TASK INSTRUCTIONS: Your task is to retype, word for word, the lines from the start of the data through the line holding "from bokeh.resources import INLINE". Do not include the pictures.

** Start RECORDED INFORMATION **

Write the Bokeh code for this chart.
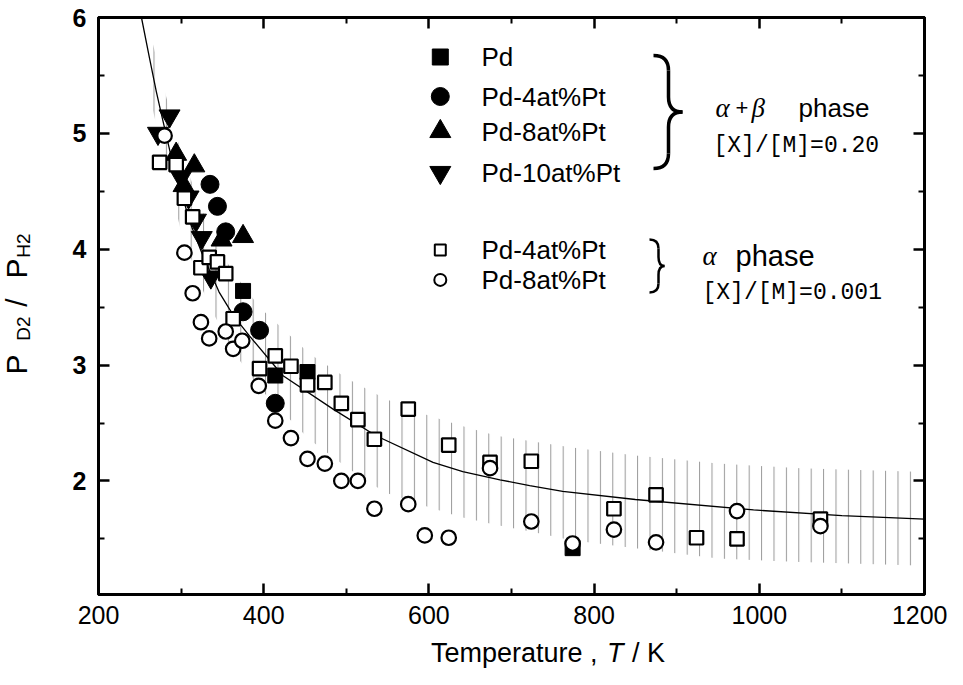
from math import pi
from bokeh.plotting import figure
from bokeh.models import Range1d, LinearAxis, FixedTicker, Label
from bokeh.layouts import row, column
from bokeh.embed import file_html
from bokeh.resources import INLINE

# ---------------- data ----------------
# alpha+beta phase, [X]/[M]=0.20 (filled symbols)
T_pd = [375, 414, 453, 774]
P_pd = [3.64, 2.91, 2.94, 1.42]

T_pd4 = [335, 344, 354, 375, 395, 414]
P_pd4 = [4.56, 4.37, 4.15, 3.46, 3.30, 2.67]

T_pd8 = [294, 303, 316, 349, 375]
P_pd8 = [4.82, 4.55, 4.72, 4.08, 4.11]

T_pd10 = [272, 286, 300, 309, 318, 325, 336]
P_pd10 = [5.00, 5.15, 4.62, 4.45, 4.25, 4.10, 3.76]

# alpha phase, [X]/[M]=0.001 (open symbols)
T_a4 = [274, 294, 304, 314, 324, 334, 344, 354, 363, 395, 414, 433, 453, 474,
        494, 514, 534, 575, 624, 674, 724, 824, 875, 924, 973, 1074]
P_a4 = [4.75, 4.73, 4.44, 4.28, 3.84, 3.93, 3.89, 3.79, 3.40, 2.97, 3.08, 2.99,
        2.83, 2.85, 2.67, 2.53, 2.36, 2.62, 2.31, 2.16, 2.17, 1.76, 1.88, 1.51,
        1.50, 1.67]

T_a8 = [280, 304, 314, 324, 334, 354, 363, 374, 394, 414, 433, 453, 474, 494,
        514, 534, 575, 595, 624, 674, 724, 774, 824, 875, 973, 1074]
P_a8 = [4.98, 3.97, 3.62, 3.37, 3.23, 3.29, 3.14, 3.21, 2.82, 2.52, 2.37, 2.19,
        2.15, 2.00, 2.00, 1.76, 1.80, 1.53, 1.51, 2.11, 1.65, 1.46, 1.58, 1.47,
        1.74, 1.61]

# calculated curve
T_fit = [252, 262, 270, 276, 288, 300, 312, 325, 346, 364, 383, 423, 484, 536,
         605, 641, 686, 722, 762, 850, 993, 1100, 1200]
P_fit = [6.00, 5.64, 5.36, 5.17, 4.80, 4.49, 4.21, 3.97, 3.63, 3.42, 3.25, 2.91,
         2.62, 2.39, 2.16, 2.08, 2.01, 1.96, 1.91, 1.84, 1.75, 1.70, 1.67]

# hatched uncertainty band (upper / lower envelope)
T_band = [258, 277, 300, 330, 360, 395, 455, 502, 547, 593, 637, 682, 726, 771,
          850, 950, 1050, 1191]
P_band_hi = [6.00, 5.45, 4.83, 4.25, 3.83, 3.50, 3.10, 2.88, 2.71, 2.58, 2.48,
             2.39, 2.34, 2.29, 2.22, 2.15, 2.11, 2.08]
P_band_lo = [5.45, 4.85, 4.15, 3.58, 3.15, 2.80, 2.36, 2.11, 1.90, 1.79, 1.69,
             1.62, 1.56, 1.49, 1.42, 1.33, 1.30, 1.27]

x_ticks = [200, 400, 600, 800, 1000, 1200]
x_minor = [300, 500, 700, 900, 1100]
y_ticks = [2, 3, 4, 5, 6]
y_minor = [1.5, 2.5, 3.5, 4.5, 5.5]

legend_labels = ["Pd", "Pd-4at%Pt", "Pd-8at%Pt", "Pd-10at%Pt", "Pd-4at%Pt", "Pd-8at%Pt"]

# ---------------- layout ----------------
YW = 60                      # strip holding the y-axis title
MW, MH = 887, 634            # main figure
XH = 35                      # strip holding the x-axis title
BL, BR, BT, BB = 38, 23, 17, 40
X0, X1 = 200, 1200
Y0, Y1 = 1.02, 6.0
FL, FT = 8 + YW + BL, 8 + BT          # frame left/top on the page
FW, FH = MW - BL - BR, MH - BT - BB   # frame size


def tx(xp):
    return X0 + (xp - FL) / FW * (X1 - X0)


def ty(yp):
    return Y1 - (yp - FT) / FH * (Y1 - Y0)


p = figure(width=MW, height=MH, x_range=Range1d(X0, X1), y_range=Range1d(Y0, Y1),
           output_backend="svg", toolbar_location=None,
           min_border_left=BL, min_border_right=BR, min_border_top=BT,
           min_border_bottom=BB, background_fill_color="white",
           border_fill_color="white")
p.grid.visible = False
p.outline_line_color = "black"
p.outline_line_width = 3

p.add_layout(LinearAxis(), "right")
p.add_layout(LinearAxis(), "above")

for ax in p.xaxis:
    ax.ticker = FixedTicker(ticks=x_ticks, minor_ticks=x_minor)
for ax in p.yaxis:
    ax.ticker = FixedTicker(ticks=y_ticks, minor_ticks=y_minor)

for ax in p.axis:
    ax.axis_line_width = 3
    ax.axis_line_color = "black"
    ax.major_tick_in = 11
    ax.major_tick_out = 0
    ax.minor_tick_in = 6
    ax.minor_tick_out = 0
    ax.major_tick_line_width = 2.5
    ax.minor_tick_line_width = 2
    ax.major_tick_line_color = "black"
    ax.minor_tick_line_color = "black"
    ax.major_label_text_color = "black"

p.right[0].major_label_overrides = {t: "" for t in y_ticks}
p.above[0].major_label_overrides = {t: "" for t in x_ticks}

p.below[0].major_label_text_font = "Liberation Sans"
p.below[0].major_label_text_font_size = "25px"
p.below[0].major_label_standoff = 11
p.left[0].major_label_text_font = "Liberation Sans"
p.left[0].major_label_text_font_size = "25px"
p.left[0].major_label_text_font_style = "bold"
p.left[0].major_label_standoff = 12

# hatched band
p.varea(x=T_band, y1=P_band_lo, y2=P_band_hi, fill_alpha=0,
        hatch_pattern="vertical_line", hatch_color="#999999",
        hatch_weight=1, hatch_scale=12.4)

# curve
p.line(T_fit, P_fit, line_color="black", line_width=1.3)

# filled symbols
p.scatter(T_pd, P_pd, marker="square", size=15, color="black")
p.scatter(T_pd4, P_pd4, marker="circle", size=18, color="black")
p.scatter(T_pd8, P_pd8, marker="triangle", size=21, color="black")
p.scatter(T_pd10, P_pd10, marker="inverted_triangle", size=21, color="black")
# open symbols
p.scatter(T_a4, P_a4, marker="square", size=13.5, fill_color="white",
          line_color="black", line_width=2.2)
p.scatter(T_a8, P_a8, marker="circle", size=14.5, fill_color="white",
          line_color="black", line_width=2.2)

# ---------------- legend ----------------
rows = [64.5, 104, 139, 180, 257.4, 287.4]
mx, txx = 447.8, 489
leg_styles = [
    dict(marker="square", size=16, color="black"),
    dict(marker="circle", size=18, color="black"),
    dict(marker="triangle", size=21, color="black"),
    dict(marker="inverted_triangle", size=21, color="black"),
    dict(marker="square", size=11, fill_color="white", line_color="black", line_width=2),
    dict(marker="circle", size=12, fill_color="white", line_color="black", line_width=2),
]
for r, st, lab_text in zip(rows, leg_styles, legend_labels):
    p.scatter([tx(mx)], [ty(r)], **st)
    p.add_layout(Label(x=tx(txx), y=ty(r), text=lab_text, text_font="Liberation Sans",
                       text_font_size="26px", text_baseline="middle",
                       text_align="left", text_color="black"))


def lab(fig, x, y, text, font="Liberation Sans", size="26px", style="normal",
        align="left", baseline="alphabetic", angle=0):
    fig.add_layout(Label(x=x, y=y, text=text, text_font=font,
                         text_font_size=size, text_font_style=style,
                         text_align=align, text_baseline=baseline, angle=angle,
                         text_color="black"))


def plab(xp, yp, text, **kw):
    lab(p, tx(xp), ty(yp), text, **kw)


# phase annotations
plab(723, 115, "α", font="Liberation Serif", size="27px", style="italic")
plab(743, 115, "+", size="22px")
plab(759, 115, "β", font="Liberation Serif", size="27px", style="italic")
plab(806, 115, "phase", size="26px")
plab(721, 153, "[X]/[M]=0.20", font="Liberation Mono", size="23px")
plab(710, 263, "α", font="Liberation Serif", size="27px", style="italic")
plab(743, 263, "phase", size="29px")
plab(710, 300, "[X]/[M]=0.001", font="Liberation Mono", size="23px")


# braces
def brace(xl, xs, xt, yt, yb, r, lw):
    ym = (yt + yb) / 2
    x0 = [xl, xs, xt, xs]
    y0 = [yt, ym - r, ym, yb - r]
    x1 = [xs, xt, xs, xl]
    y1 = [yt + r, ym, ym + r, yb]
    cx = [xs, xs, xs, xs]
    cy = [yt, ym, ym, yb]
    p.quadratic(x0=[tx(v) for v in x0], y0=[ty(v) for v in y0],
                x1=[tx(v) for v in x1], y1=[ty(v) for v in y1],
                cx=[tx(v) for v in cx], cy=[ty(v) for v in cy],
                line_color="black", line_width=lw)
    p.segment(x0=[tx(xs), tx(xs)], y0=[ty(yt + r), ty(ym + r)],
              x1=[tx(xs), tx(xs)], y1=[ty(ym - r), ty(yb - r)],
              line_color="black", line_width=lw)


brace(661, 676, 690, 63, 176, 15, 3.5)
brace(657, 666, 672, 247, 300, 9, 2.5)


# ---------------- title strips ----------------
def strip(w, h):
    f = figure(width=w, height=h, x_range=Range1d(0, w), y_range=Range1d(h, 0),
               output_backend="svg", toolbar_location=None, min_border=0,
               x_axis_type=None, y_axis_type=None, background_fill_color="white",
               border_fill_color="white")
    f.outline_line_color = None
    f.grid.visible = False
    return f


fy = strip(YW, MH + XH)   # page x 8..68, y 8..677
fx = strip(MW, XH)        # page x 68..955, y 642..677


def ylab(xp, yp, text, **kw):
    lab(fy, xp - 8, yp - 8, text, **kw)


def xlab(xp, yp, text, **kw):
    lab(fx, xp - 8 - YW, yp - 8 - MH, text, **kw)


# y-axis title: P_D2 / P_H2 (rotated)
ylab(24, 372, "P", size="30px", align="center", baseline="middle", angle=pi / 2)
ylab(31, 336, "D2", size="19px", align="center", baseline="middle", angle=pi / 2)
ylab(24, 310, "/", size="30px", align="center", baseline="middle", angle=pi / 2)
ylab(24, 276, "P", size="30px", align="center", baseline="middle", angle=pi / 2)
ylab(31, 253, "H2", size="19px", align="center", baseline="middle", angle=pi / 2)

# x-axis title (kept fully inside its strip)
xlab(425, 660, "Temperature ,", size="27px", baseline="middle")
xlab(614, 660, "T", size="27px", style="italic", baseline="middle")
xlab(641, 660, "/ K", size="27px", baseline="middle")

layout = row(fy, column(p, fx))
open("out.html", "w").write(file_html(layout, INLINE))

** End RECORDED INFORMATION **

EXERCISE ANSWER:
Write the Bokeh code for this chart.
from math import pi
from bokeh.plotting import figure
from bokeh.models import Range1d, LinearAxis, FixedTicker, Label
from bokeh.layouts import row, column
from bokeh.embed import file_html
from bokeh.resources import INLINE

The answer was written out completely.